On Thu, Oct 2, 2014 at 6:03 PM, Stephen Frost <sfrost@snowman.net> wrote:
> * Claudio Freire (klaussfreire@gmail.com) wrote:
>> On Thu, Oct 2, 2014 at 4:40 PM, Stephen Frost <sfrost@snowman.net> wrote:
>> > The downside of the 'explain' approach is that the script then has to be
>> > modified to put 'explain' in front of everything and then you have to go
>> > through each statement and consider it. Having a 'dry-run' transaction
>> > type which then produces a report at the end feels like it'd be both
>> > easier to assess the overall implications, and less error-prone as you
>> > don't have to prefex every statement with 'explain'. It might even be
>> > possible to have the local "view" of post-alter statements be available
>> > inside of this 'dry-run' option- that is, if you add a column in the
>> > transaction then the column exists to the following commands, so it
>> > doesn't just error out. Having 'explain <whatever>' wouldn't give you
>> > that and so you really wouldn't be able to have whole scripts run by
>> > just pre-pending each command with 'explain'.
>>
>> That sounds extremely complex. You'd have to implement the fake
>> columns, foreign keys, indexes, etc on most execution nodes, the
>> planner, and even system views.
>
> Eh? We have MVCC catalog access.
And that needs locks, especially if you modify the underlying filesystem layout.

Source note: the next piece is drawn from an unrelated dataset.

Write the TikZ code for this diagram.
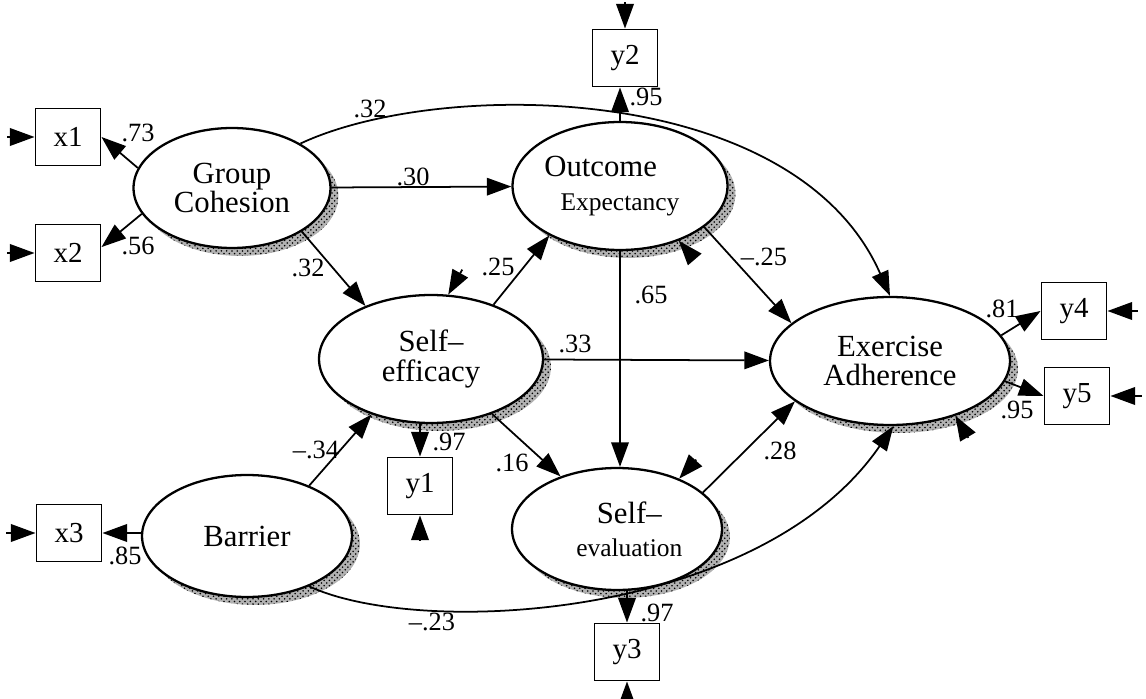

>> IMO, dry-run per se, is a BEGIN; stuff; ROLLBACK. But that still needs
>> locks. I don't think you can simulate the side effects without locks,
>
> Why? If you know the transaction is going to roll back and you only add
> entries to the catalog which aren't visible to any other transactions
> than your own, and you make sure that nothing you do actually writes
> data out which is visible to other transactions..
But that's not the scope. If you want a dry-run of table-rewriting
DDL, or DDL interspersed with DML like:
alter table blargh add foo integer;
update blargh set foo = coalesce(bar, baz);
You really cannot hope not to have to write data. The above is also
the case with defaulted columns btw.
>> so getting the local view of changes will be extremely difficult
>> unless you limit the scope considerably.
>
> I agree that there may be complexities, but I'm not sure this is really
> the issue..
In essence, if you want MVCC catalog access without AEL, you're in for
a rough ride. I'm not as experienced with pg's core as you, so you
tell me, but I imagine it will be the case.